## start DATA EXCERPT

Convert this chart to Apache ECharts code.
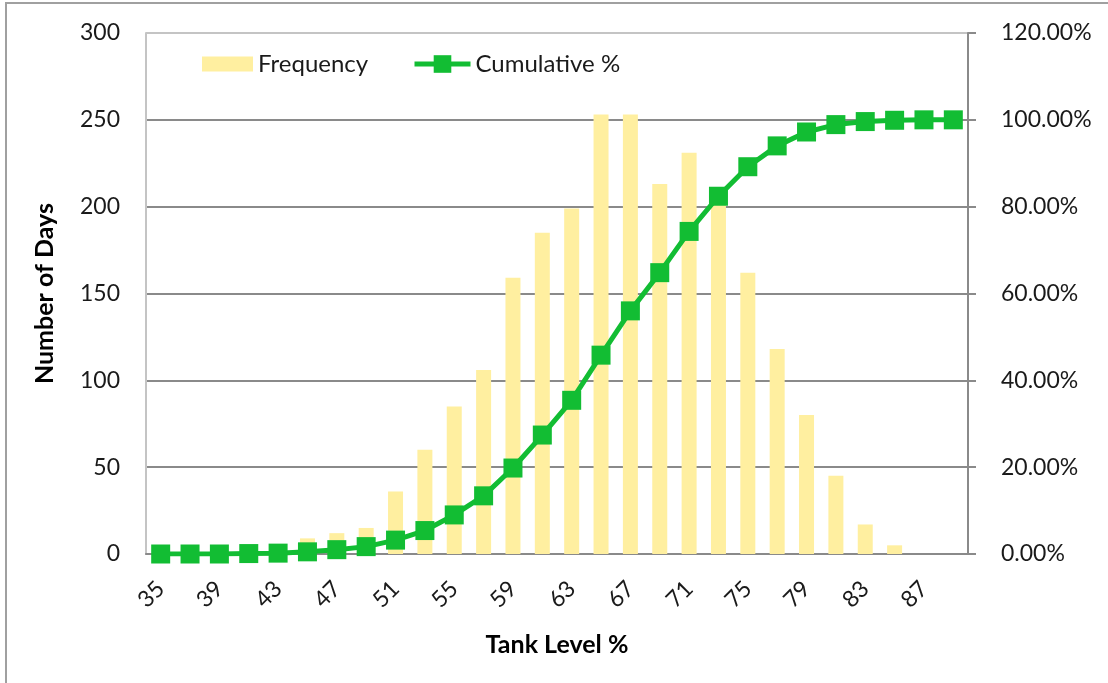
<!DOCTYPE html>
<html>
<head>
<meta charset="utf-8">
<script src="https://cdn.jsdelivr.net/npm/echarts@6/dist/echarts.min.js"></script>
<style>
  html, body { margin: 0; padding: 0; background: #fff; }
  #chart { width: 1108px; height: 683px; }
</style>
</head>
<body>
<div id="chart"></div>
<script>
// Tank level bins (%)
const tankLevels = ['35','37','39','41','43','45','47','49','51','53','55','57','59','61',
                    '63','65','67','69','71','73','75','77','79','81','83','85','87','89'];
// Number of days in each bin
const frequency = [0, 0, 0, 1, 2, 9, 12, 15, 36, 60, 85, 106, 159, 185,
                   199, 253, 253, 213, 231, 201, 162, 118, 80, 45, 17, 5, 0, 0];
// Running total as a share of all days (%)
const cumulativePct = [0, 0, 0, 0.1, 0.2, 0.5, 1.0, 1.7, 3.2, 5.4, 9.0, 13.4, 19.8, 27.4,
                       35.4, 45.8, 56.0, 64.8, 74.3, 82.4, 89.2, 94.0, 97.2, 98.9, 99.6, 99.9, 100, 100];

const FONT = 'Lato';
const TEXT = '#1a1a1a';
const GRID_DARK = '#8a8a8a';
const GRID_LIGHT = '#c4c4c4';
const GREEN = '#12BD33';

const chart = echarts.init(document.getElementById('chart'), null, { renderer: 'canvas' });

const legendText = { fontFamily: FONT, fontSize: 24, color: TEXT };

chart.setOption({
  backgroundColor: '#ffffff',
  animation: false,
  textStyle: { fontFamily: FONT },
  graphic: [{
    type: 'rect',
    shape: { x: 6, y: 3, width: 1300, height: 900 },
    style: { fill: 'none', stroke: '#a0a0a0', lineWidth: 2 },
    silent: true,
    z: 0
  }],
  grid: { left: 146, right: 140, top: 33, bottom: 129 },
  legend: [
    {
      left: 202,
      top: 52,
      padding: 0,
      itemWidth: 51,
      itemHeight: 15,
      textStyle: legendText,
      data: [{ name: 'Frequency', icon: 'rect' }]
    },
    {
      left: 412,
      top: 52,
      padding: 0,
      itemWidth: 56,
      itemHeight: 22,
      lineStyle: { width: 5, color: GREEN },
      textStyle: legendText,
      data: [{ name: 'Cumulative %' }]
    }
  ],
  xAxis: {
    type: 'category',
    data: tankLevels,
    name: 'Tank Level %',
    nameLocation: 'middle',
    nameGap: 78,
    nameTextStyle: { fontFamily: FONT, fontSize: 25, fontWeight: 'bold', color: '#000' },
    axisLine: { show: true, lineStyle: { color: GRID_DARK, width: 2 } },
    axisTick: { show: false },
    axisLabel: {
      interval: 1,
      rotate: 45,
      margin: 31,
      fontFamily: FONT,
      fontSize: 23,
      color: TEXT
    },
    splitLine: { show: false }
  },
  yAxis: [
    {
      type: 'value',
      min: 0,
      max: 300,
      interval: 50,
      name: 'Number of Days',
      nameLocation: 'middle',
      nameGap: 89,
      nameRotate: 90,
      nameTextStyle: { fontFamily: FONT, fontSize: 25, fontWeight: 'bold', color: '#000' },
      axisLine: { show: true, lineStyle: { color: GRID_LIGHT, width: 2 } },
      axisTick: { show: false },
      axisLabel: { margin: 26, fontFamily: FONT, fontSize: 23, color: TEXT },
      splitLine: {
        show: true,
        lineStyle: {
          color: [GRID_DARK, GRID_DARK, GRID_DARK, GRID_DARK, GRID_DARK, GRID_DARK, GRID_LIGHT],
          width: 2
        }
      }
    },
    {
      type: 'value',
      min: 0,
      max: 120,
      interval: 20,
      position: 'right',
      axisLine: { show: true, lineStyle: { color: GRID_DARK, width: 2 } },
      axisTick: { show: true, inside: false, length: 8, lineStyle: { color: GRID_DARK, width: 2 } },
      axisLabel: {
        margin: 33,
        fontFamily: FONT,
        fontSize: 23,
        color: TEXT,
        formatter: v => v.toFixed(2) + '%'
      },
      splitLine: { show: false }
    }
  ],
  series: [
    {
      name: 'Frequency',
      type: 'bar',
      yAxisIndex: 0,
      data: frequency,
      barWidth: 15,
      itemStyle: { color: '#FFEFA0' },
      z: 2
    },
    {
      name: 'Cumulative %',
      type: 'line',
      yAxisIndex: 1,
      data: cumulativePct,
      symbol: 'rect',
      symbolSize: 19,
      showAllSymbol: true,
      lineStyle: { color: GREEN, width: 5 },
      itemStyle: { color: GREEN },
      z: 3
    }
  ]
});
</script>
</body>
</html>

## end DATA EXCERPT

**WHAT YOU HAVE TO DO:** Restate the whole listing above exactly, except for its images.

**SOLUTION TO THIS PROBLEM:**
Convert this chart to Apache ECharts code.
<!DOCTYPE html>
<html>
<head>
<meta charset="utf-8">
<script src="https://cdn.jsdelivr.net/npm/echarts@6/dist/echarts.min.js"></script>
<style>
  html, body { margin: 0; padding: 0; background: #fff; }
  #chart { width: 1108px; height: 683px; }
</style>
</head>
<body>
<div id="chart"></div>
<script>
// Tank level bins (%)
const tankLevels = ['35','37','39','41','43','45','47','49','51','53','55','57','59','61',
                    '63','65','67','69','71','73','75','77','79','81','83','85','87','89'];
// Number of days in each bin
const frequency = [0, 0, 0, 1, 2, 9, 12, 15, 36, 60, 85, 106, 159, 185,
                   199, 253, 253, 213, 231, 201, 162, 118, 80, 45, 17, 5, 0, 0];
// Running total as a share of all days (%)
const cumulativePct = [0, 0, 0, 0.1, 0.2, 0.5, 1.0, 1.7, 3.2, 5.4, 9.0, 13.4, 19.8, 27.4,
                       35.4, 45.8, 56.0, 64.8, 74.3, 82.4, 89.2, 94.0, 97.2, 98.9, 99.6, 99.9, 100, 100];

const FONT = 'Lato';
const TEXT = '#1a1a1a';
const GRID_DARK = '#8a8a8a';
const GRID_LIGHT = '#c4c4c4';
const GREEN = '#12BD33';

const chart = echarts.init(document.getElementById('chart'), null, { renderer: 'canvas' });

const legendText = { fontFamily: FONT, fontSize: 24, color: TEXT };

chart.setOption({
  backgroundColor: '#ffffff',
  animation: false,
  textStyle: { fontFamily: FONT },
  graphic: [{
    type: 'rect',
    shape: { x: 6, y: 3, width: 1300, height: 900 },
    style: { fill: 'none', stroke: '#a0a0a0', lineWidth: 2 },
    silent: true,
    z: 0
  }],
  grid: { left: 146, right: 140, top: 33, bottom: 129 },
  legend: [
    {
      left: 202,
      top: 52,
      padding: 0,
      itemWidth: 51,
      itemHeight: 15,
      textStyle: legendText,
      data: [{ name: 'Frequency', icon: 'rect' }]
    },
    {
      left: 412,
      top: 52,
      padding: 0,
      itemWidth: 56,
      itemHeight: 22,
      lineStyle: { width: 5, color: GREEN },
      textStyle: legendText,
      data: [{ name: 'Cumulative %' }]
    }
  ],
  xAxis: {
    type: 'category',
    data: tankLevels,
    name: 'Tank Level %',
    nameLocation: 'middle',
    nameGap: 78,
    nameTextStyle: { fontFamily: FONT, fontSize: 25, fontWeight: 'bold', color: '#000' },
    axisLine: { show: true, lineStyle: { color: GRID_DARK, width: 2 } },
    axisTick: { show: false },
    axisLabel: {
      interval: 1,
      rotate: 45,
      margin: 31,
      fontFamily: FONT,
      fontSize: 23,
      color: TEXT
    },
    splitLine: { show: false }
  },
  yAxis: [
    {
      type: 'value',
      min: 0,
      max: 300,
      interval: 50,
      name: 'Number of Days',
      nameLocation: 'middle',
      nameGap: 89,
      nameRotate: 90,
      nameTextStyle: { fontFamily: FONT, fontSize: 25, fontWeight: 'bold', color: '#000' },
      axisLine: { show: true, lineStyle: { color: GRID_LIGHT, width: 2 } },
      axisTick: { show: false },
      axisLabel: { margin: 26, fontFamily: FONT, fontSize: 23, color: TEXT },
      splitLine: {
        show: true,
        lineStyle: {
          color: [GRID_DARK, GRID_DARK, GRID_DARK, GRID_DARK, GRID_DARK, GRID_DARK, GRID_LIGHT],
          width: 2
        }
      }
    },
    {
      type: 'value',
      min: 0,
      max: 120,
      interval: 20,
      position: 'right',
      axisLine: { show: true, lineStyle: { color: GRID_DARK, width: 2 } },
      axisTick: { show: true, inside: false, length: 8, lineStyle: { color: GRID_DARK, width: 2 } },
      axisLabel: {
        margin: 33,
        fontFamily: FONT,
        fontSize: 23,
        color: TEXT,
        formatter: v => v.toFixed(2) + '%'
      },
      splitLine: { show: false }
    }
  ],
  series: [
    {
      name: 'Frequency',
      type: 'bar',
      yAxisIndex: 0,
      data: frequency,
      barWidth: 15,
      itemStyle: { color: '#FFEFA0' },
      z: 2
    },
    {
      name: 'Cumulative %',
      type: 'line',
      yAxisIndex: 1,
      data: cumulativePct,
      symbol: 'rect',
      symbolSize: 19,
      showAllSymbol: true,
      lineStyle: { color: GREEN, width: 5 },
      itemStyle: { color: GREEN },
      z: 3
    }
  ]
});
</script>
</body>
</html>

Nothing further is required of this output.